--- start ---

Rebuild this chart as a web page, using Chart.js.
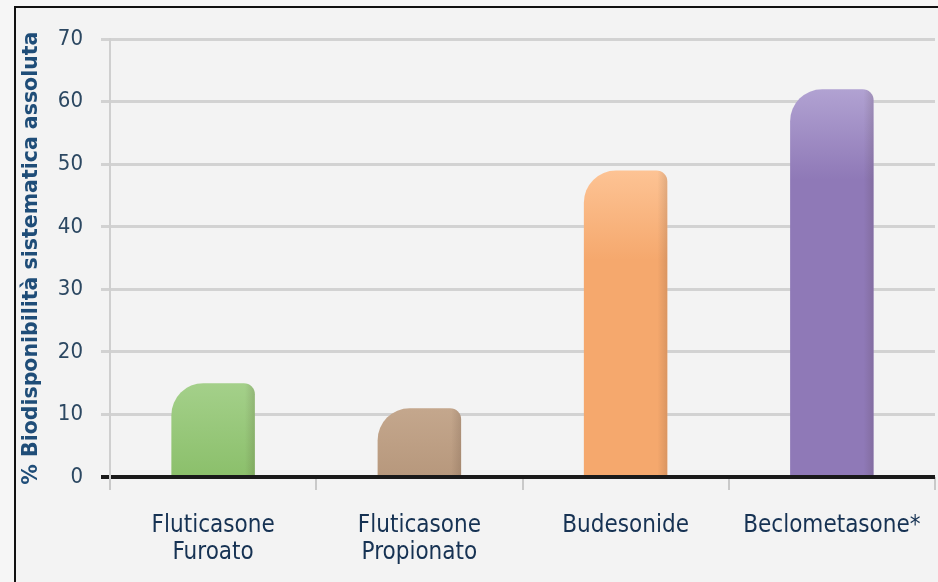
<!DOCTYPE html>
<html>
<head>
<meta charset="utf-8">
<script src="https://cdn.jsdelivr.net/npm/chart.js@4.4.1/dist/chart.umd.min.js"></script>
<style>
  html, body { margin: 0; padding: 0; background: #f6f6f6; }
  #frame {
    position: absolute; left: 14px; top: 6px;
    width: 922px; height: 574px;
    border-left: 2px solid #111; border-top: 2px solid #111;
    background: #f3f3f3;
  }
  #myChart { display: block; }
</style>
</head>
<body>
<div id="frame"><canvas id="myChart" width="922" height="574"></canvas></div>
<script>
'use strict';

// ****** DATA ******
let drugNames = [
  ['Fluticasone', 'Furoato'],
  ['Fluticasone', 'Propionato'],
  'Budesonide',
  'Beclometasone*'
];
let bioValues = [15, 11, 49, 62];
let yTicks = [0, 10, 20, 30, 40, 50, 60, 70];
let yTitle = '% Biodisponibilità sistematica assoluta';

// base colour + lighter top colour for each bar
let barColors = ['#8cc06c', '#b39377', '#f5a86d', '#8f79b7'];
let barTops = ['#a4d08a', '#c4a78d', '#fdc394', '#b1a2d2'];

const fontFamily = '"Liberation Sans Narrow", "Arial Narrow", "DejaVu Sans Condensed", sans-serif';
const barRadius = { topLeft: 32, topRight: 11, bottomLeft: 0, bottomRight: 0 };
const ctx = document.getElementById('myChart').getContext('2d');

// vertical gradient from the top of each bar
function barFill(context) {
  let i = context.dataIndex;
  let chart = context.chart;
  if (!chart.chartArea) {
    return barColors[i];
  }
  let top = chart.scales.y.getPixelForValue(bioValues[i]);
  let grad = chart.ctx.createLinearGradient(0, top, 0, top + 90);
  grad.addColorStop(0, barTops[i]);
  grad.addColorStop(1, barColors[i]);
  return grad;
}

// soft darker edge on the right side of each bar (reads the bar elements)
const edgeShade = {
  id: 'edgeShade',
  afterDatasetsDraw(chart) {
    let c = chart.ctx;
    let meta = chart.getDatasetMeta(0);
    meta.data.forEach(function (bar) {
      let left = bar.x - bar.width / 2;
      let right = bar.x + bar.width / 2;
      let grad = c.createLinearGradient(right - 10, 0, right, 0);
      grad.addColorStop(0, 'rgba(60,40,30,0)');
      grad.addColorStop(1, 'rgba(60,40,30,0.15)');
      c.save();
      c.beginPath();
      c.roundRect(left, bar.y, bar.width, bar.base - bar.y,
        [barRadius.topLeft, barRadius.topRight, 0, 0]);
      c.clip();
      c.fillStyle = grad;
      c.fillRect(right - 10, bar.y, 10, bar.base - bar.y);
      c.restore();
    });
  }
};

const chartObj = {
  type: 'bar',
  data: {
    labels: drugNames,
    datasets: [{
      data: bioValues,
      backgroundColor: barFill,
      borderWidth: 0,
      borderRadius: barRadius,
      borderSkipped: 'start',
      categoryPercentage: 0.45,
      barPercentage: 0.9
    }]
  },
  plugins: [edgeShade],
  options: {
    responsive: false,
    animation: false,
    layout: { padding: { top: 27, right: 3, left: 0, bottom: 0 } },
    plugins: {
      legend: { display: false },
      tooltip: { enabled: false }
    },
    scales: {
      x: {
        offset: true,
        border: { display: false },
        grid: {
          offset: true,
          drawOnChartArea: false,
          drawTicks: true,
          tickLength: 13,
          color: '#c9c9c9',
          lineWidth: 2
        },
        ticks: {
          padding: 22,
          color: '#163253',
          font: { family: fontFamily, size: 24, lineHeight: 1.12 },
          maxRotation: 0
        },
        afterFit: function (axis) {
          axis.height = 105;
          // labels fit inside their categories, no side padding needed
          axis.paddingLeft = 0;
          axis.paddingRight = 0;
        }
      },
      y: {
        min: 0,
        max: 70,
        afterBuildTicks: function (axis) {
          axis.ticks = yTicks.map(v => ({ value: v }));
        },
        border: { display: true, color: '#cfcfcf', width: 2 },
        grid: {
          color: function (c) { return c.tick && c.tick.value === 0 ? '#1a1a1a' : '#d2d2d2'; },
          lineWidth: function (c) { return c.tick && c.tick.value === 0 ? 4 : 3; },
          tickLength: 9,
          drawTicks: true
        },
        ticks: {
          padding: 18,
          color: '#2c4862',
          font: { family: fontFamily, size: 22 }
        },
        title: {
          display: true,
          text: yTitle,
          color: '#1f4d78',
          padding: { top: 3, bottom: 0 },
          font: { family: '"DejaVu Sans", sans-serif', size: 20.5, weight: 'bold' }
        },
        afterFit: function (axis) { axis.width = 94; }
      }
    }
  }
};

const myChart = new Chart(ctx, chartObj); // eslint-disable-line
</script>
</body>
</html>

--- end ---

:: Exercise prompt ::
Leave the images out and output the remaining material exactly as it stands.

:: Response to the exercise ::
Rebuild this chart as a web page, using Chart.js.
<!DOCTYPE html>
<html>
<head>
<meta charset="utf-8">
<script src="https://cdn.jsdelivr.net/npm/chart.js@4.4.1/dist/chart.umd.min.js"></script>
<style>
  html, body { margin: 0; padding: 0; background: #f6f6f6; }
  #frame {
    position: absolute; left: 14px; top: 6px;
    width: 922px; height: 574px;
    border-left: 2px solid #111; border-top: 2px solid #111;
    background: #f3f3f3;
  }
  #myChart { display: block; }
</style>
</head>
<body>
<div id="frame"><canvas id="myChart" width="922" height="574"></canvas></div>
<script>
'use strict';

// ****** DATA ******
let drugNames = [
  ['Fluticasone', 'Furoato'],
  ['Fluticasone', 'Propionato'],
  'Budesonide',
  'Beclometasone*'
];
let bioValues = [15, 11, 49, 62];
let yTicks = [0, 10, 20, 30, 40, 50, 60, 70];
let yTitle = '% Biodisponibilità sistematica assoluta';

// base colour + lighter top colour for each bar
let barColors = ['#8cc06c', '#b39377', '#f5a86d', '#8f79b7'];
let barTops = ['#a4d08a', '#c4a78d', '#fdc394', '#b1a2d2'];

const fontFamily = '"Liberation Sans Narrow", "Arial Narrow", "DejaVu Sans Condensed", sans-serif';
const barRadius = { topLeft: 32, topRight: 11, bottomLeft: 0, bottomRight: 0 };
const ctx = document.getElementById('myChart').getContext('2d');

// vertical gradient from the top of each bar
function barFill(context) {
  let i = context.dataIndex;
  let chart = context.chart;
  if (!chart.chartArea) {
    return barColors[i];
  }
  let top = chart.scales.y.getPixelForValue(bioValues[i]);
  let grad = chart.ctx.createLinearGradient(0, top, 0, top + 90);
  grad.addColorStop(0, barTops[i]);
  grad.addColorStop(1, barColors[i]);
  return grad;
}

// soft darker edge on the right side of each bar (reads the bar elements)
const edgeShade = {
  id: 'edgeShade',
  afterDatasetsDraw(chart) {
    let c = chart.ctx;
    let meta = chart.getDatasetMeta(0);
    meta.data.forEach(function (bar) {
      let left = bar.x - bar.width / 2;
      let right = bar.x + bar.width / 2;
      let grad = c.createLinearGradient(right - 10, 0, right, 0);
      grad.addColorStop(0, 'rgba(60,40,30,0)');
      grad.addColorStop(1, 'rgba(60,40,30,0.15)');
      c.save();
      c.beginPath();
      c.roundRect(left, bar.y, bar.width, bar.base - bar.y,
        [barRadius.topLeft, barRadius.topRight, 0, 0]);
      c.clip();
      c.fillStyle = grad;
      c.fillRect(right - 10, bar.y, 10, bar.base - bar.y);
      c.restore();
    });
  }
};

const chartObj = {
  type: 'bar',
  data: {
    labels: drugNames,
    datasets: [{
      data: bioValues,
      backgroundColor: barFill,
      borderWidth: 0,
      borderRadius: barRadius,
      borderSkipped: 'start',
      categoryPercentage: 0.45,
      barPercentage: 0.9
    }]
  },
  plugins: [edgeShade],
  options: {
    responsive: false,
    animation: false,
    layout: { padding: { top: 27, right: 3, left: 0, bottom: 0 } },
    plugins: {
      legend: { display: false },
      tooltip: { enabled: false }
    },
    scales: {
      x: {
        offset: true,
        border: { display: false },
        grid: {
          offset: true,
          drawOnChartArea: false,
          drawTicks: true,
          tickLength: 13,
          color: '#c9c9c9',
          lineWidth: 2
        },
        ticks: {
          padding: 22,
          color: '#163253',
          font: { family: fontFamily, size: 24, lineHeight: 1.12 },
          maxRotation: 0
        },
        afterFit: function (axis) {
          axis.height = 105;
          // labels fit inside their categories, no side padding needed
          axis.paddingLeft = 0;
          axis.paddingRight = 0;
        }
      },
      y: {
        min: 0,
        max: 70,
        afterBuildTicks: function (axis) {
          axis.ticks = yTicks.map(v => ({ value: v }));
        },
        border: { display: true, color: '#cfcfcf', width: 2 },
        grid: {
          color: function (c) { return c.tick && c.tick.value === 0 ? '#1a1a1a' : '#d2d2d2'; },
          lineWidth: function (c) { return c.tick && c.tick.value === 0 ? 4 : 3; },
          tickLength: 9,
          drawTicks: true
        },
        ticks: {
          padding: 18,
          color: '#2c4862',
          font: { family: fontFamily, size: 22 }
        },
        title: {
          display: true,
          text: yTitle,
          color: '#1f4d78',
          padding: { top: 3, bottom: 0 },
          font: { family: '"DejaVu Sans", sans-serif', size: 20.5, weight: 'bold' }
        },
        afterFit: function (axis) { axis.width = 94; }
      }
    }
  }
};

const myChart = new Chart(ctx, chartObj); // eslint-disable-line
</script>
</body>
</html>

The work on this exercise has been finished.